-- WHAT NEEDS TO BE DONE --
Say how many lines contain the word "this" and give no other text.

====== GIVEN DATA ======

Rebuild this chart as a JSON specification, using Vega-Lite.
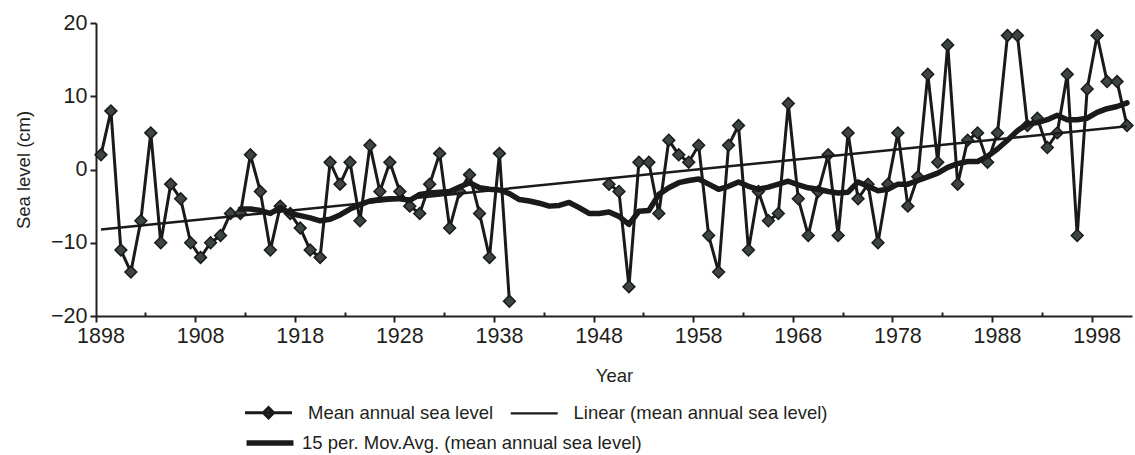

======
====== GIVEN DATA ======

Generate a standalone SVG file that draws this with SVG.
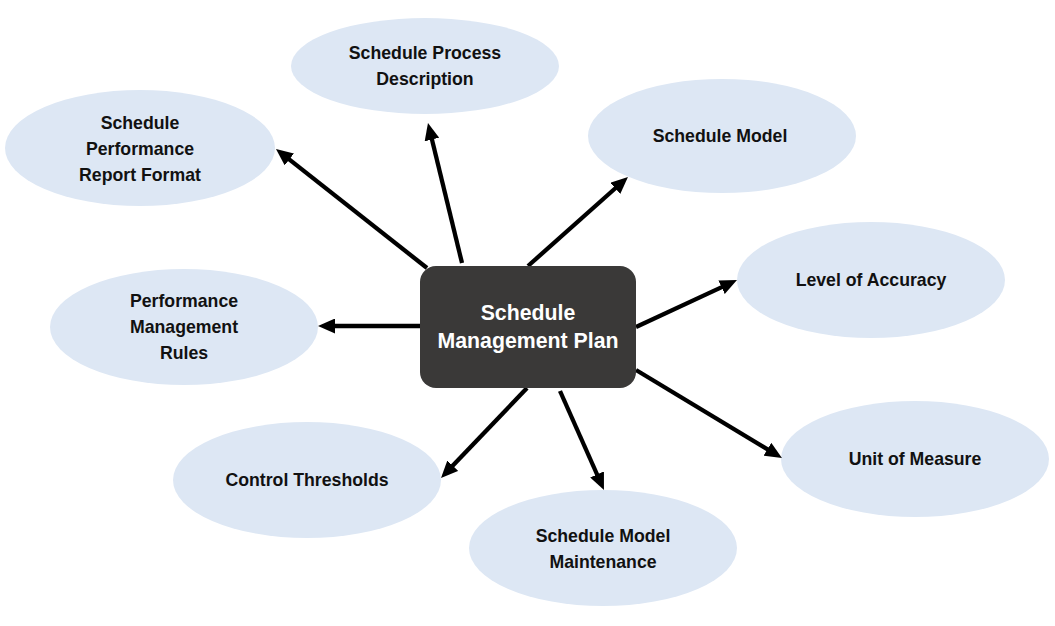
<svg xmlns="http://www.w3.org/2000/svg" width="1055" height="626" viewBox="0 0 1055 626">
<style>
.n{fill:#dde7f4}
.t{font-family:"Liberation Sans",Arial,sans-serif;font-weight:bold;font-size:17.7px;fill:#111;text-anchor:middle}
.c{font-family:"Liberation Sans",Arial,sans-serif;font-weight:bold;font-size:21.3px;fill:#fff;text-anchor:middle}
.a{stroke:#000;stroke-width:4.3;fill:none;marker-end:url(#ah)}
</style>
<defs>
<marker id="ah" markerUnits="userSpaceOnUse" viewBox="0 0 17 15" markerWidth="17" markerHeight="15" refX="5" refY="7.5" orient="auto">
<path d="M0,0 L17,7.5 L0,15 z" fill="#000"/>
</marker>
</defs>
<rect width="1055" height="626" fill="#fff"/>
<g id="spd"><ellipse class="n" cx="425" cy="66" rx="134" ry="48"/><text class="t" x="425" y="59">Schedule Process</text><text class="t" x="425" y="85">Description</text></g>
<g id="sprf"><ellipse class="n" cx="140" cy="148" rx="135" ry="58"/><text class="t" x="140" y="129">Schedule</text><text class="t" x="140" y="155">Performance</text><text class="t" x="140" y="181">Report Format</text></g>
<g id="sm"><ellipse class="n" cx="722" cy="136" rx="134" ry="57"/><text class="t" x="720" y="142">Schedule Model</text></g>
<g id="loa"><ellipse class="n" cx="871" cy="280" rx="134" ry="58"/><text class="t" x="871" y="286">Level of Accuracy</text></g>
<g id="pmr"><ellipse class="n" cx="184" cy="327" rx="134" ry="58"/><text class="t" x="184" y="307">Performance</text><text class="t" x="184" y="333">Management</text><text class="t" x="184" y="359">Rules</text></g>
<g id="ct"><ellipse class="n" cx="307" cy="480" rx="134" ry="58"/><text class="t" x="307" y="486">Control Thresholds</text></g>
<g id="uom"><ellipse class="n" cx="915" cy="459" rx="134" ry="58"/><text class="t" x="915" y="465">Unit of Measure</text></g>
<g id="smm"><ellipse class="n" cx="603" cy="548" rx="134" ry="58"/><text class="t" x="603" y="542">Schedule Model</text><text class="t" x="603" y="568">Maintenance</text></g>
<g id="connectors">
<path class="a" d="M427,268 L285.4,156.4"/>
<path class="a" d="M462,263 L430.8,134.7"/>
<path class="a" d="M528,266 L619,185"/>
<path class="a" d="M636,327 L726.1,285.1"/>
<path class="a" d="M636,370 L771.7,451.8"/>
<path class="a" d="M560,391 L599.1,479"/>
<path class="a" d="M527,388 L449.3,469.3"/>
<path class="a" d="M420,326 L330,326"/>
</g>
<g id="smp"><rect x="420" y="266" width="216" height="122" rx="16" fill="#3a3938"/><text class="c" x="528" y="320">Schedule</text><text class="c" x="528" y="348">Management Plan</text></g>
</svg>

======

-- THE COMPLETED TASK --
2